The system automatically selected that answer for use as a review audit because it was deleted after being flagged as spam or rude or abusive. I know this because 10k users can view deleted posts, but posts that get one or more "red flags" before being deleted have their bodies hidden until one clicks through to the revision history:
In this case, the flag used was almost certainly spam. The post looked like spam because it recommended using a website to extract a .7z archive, which is something that can be done easily and far more conveniently by just installing the necessary software on Ubuntu. Using a website to do this is cumbersome because you have to upload the archive, then download the contents after they are extracted. Apparently this was helpful to the author, but it is not a reasonable approach for the vast majority of people, might not have been reasonable even in their case (they may simply have been unaware of other ways to do it), and the post didn't explain why one might choose to use that method.
In hindsight, this post was not very likely to have been spam. Examining the contributions here and on other Stack Exchange sites of the user who posted it reveals that they're unlikely to be a spammer, using websites to perform operations on files is not categorically unreasonable, and the answer did contain this useful caveat:
If your data is not very sensitive (though the webpage claims to delete the files immediately), then the above online option works great.
That doesn't prove the post wasn't spam. Spammers can write stuff that looks like they're thoughful and critical, too. But I don't think the author was affiliated with the website or that it was otherwise posted with spammy intent.
It is also not really a link-only answer. A link-only answer points to somewhere else where there is claimed to be an answer, rather than answering the question itself. An answer that says "use this program," and links to where the program can be downloaded is not a link-only answer, and this doesn't really seem too different from that. The fact that the service it recommended could go offline is one of several reasons to consider the answer low-quality, but it doesn't make it a link-only answer in the usual sense, at least as I understand that policy.
I don't recommend that this answer be undeleted. If I saw that answer, I would downvote it, comment to express the criticism of it that I've given here, and probably even vote to delete it, which 20k users can do. As written, I would consider the answer to fall under the second bullet-point for when it is acceptable for members of the community to vote to delete answers:
The answer is extremely low quality: There is little to no scope for improvement
However, if it turns out that there is substantial disagreement on this and the answer is undeleted based on a consensus that it is valuable, then I would definitely respect that and refrain from attempting to redelete it. (If it is undeleted just to clear the spam flag and prevent it from being used in audits, however, then I would comment and vote to delete as described above.)

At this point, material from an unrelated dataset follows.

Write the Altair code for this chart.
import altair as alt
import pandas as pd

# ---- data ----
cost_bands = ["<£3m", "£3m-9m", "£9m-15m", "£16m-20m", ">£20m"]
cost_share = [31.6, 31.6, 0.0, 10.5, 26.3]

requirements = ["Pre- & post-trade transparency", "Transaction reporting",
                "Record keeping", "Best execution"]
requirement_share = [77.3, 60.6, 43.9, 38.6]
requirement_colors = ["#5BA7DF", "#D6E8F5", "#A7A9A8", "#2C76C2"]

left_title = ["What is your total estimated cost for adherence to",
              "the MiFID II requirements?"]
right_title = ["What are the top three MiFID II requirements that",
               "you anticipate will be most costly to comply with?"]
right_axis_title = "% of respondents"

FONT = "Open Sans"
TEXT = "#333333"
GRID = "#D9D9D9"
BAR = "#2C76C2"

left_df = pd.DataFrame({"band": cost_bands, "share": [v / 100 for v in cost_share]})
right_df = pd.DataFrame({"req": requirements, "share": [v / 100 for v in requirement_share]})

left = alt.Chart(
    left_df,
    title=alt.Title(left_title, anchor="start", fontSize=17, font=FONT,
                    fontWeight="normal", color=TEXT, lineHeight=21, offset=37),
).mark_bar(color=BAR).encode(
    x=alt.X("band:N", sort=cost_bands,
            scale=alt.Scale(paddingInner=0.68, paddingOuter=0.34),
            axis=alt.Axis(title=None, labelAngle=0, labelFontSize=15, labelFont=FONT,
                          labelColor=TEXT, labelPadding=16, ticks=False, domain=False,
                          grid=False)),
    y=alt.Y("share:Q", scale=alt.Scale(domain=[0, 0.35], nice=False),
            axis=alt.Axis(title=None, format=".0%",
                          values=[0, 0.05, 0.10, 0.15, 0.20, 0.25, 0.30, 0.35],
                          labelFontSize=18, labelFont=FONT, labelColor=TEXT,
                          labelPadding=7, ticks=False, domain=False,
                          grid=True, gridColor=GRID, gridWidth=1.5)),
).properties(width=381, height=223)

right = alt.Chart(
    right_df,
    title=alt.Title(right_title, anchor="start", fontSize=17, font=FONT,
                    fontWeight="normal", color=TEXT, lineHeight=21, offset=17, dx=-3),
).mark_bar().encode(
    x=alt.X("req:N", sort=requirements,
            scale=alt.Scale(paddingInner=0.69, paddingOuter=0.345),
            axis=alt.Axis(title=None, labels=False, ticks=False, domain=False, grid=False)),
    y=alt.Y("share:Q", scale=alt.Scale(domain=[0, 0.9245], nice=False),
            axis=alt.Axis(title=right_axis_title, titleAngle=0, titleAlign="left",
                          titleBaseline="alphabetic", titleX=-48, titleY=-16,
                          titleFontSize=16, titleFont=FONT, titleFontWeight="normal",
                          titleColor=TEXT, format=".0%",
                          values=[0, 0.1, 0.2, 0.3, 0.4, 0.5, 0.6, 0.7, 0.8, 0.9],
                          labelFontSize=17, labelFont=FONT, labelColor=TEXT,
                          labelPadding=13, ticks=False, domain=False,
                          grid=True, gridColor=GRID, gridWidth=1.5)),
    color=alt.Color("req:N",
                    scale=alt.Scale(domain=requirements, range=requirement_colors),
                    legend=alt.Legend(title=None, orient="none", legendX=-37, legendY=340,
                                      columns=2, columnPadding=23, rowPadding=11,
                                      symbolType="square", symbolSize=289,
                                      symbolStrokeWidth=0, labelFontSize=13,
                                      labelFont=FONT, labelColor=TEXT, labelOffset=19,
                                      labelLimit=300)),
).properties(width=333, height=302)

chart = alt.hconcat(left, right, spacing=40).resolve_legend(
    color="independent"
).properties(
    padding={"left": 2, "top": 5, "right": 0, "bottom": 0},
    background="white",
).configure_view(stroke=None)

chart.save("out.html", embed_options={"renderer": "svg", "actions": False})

Should you have failed that audit? I think really you should not have failed it--that is, that your actions there fell within acceptable reviewer behavior--and that it would have been better if that answer had not been used as an audit. However, anytime you see an answer that looks that much like it might be spam, I recommend that you click through to the question page where the answer appears and try to figure out if it is part of a pattern of spam. Doing that would also have revealed that it was an audit.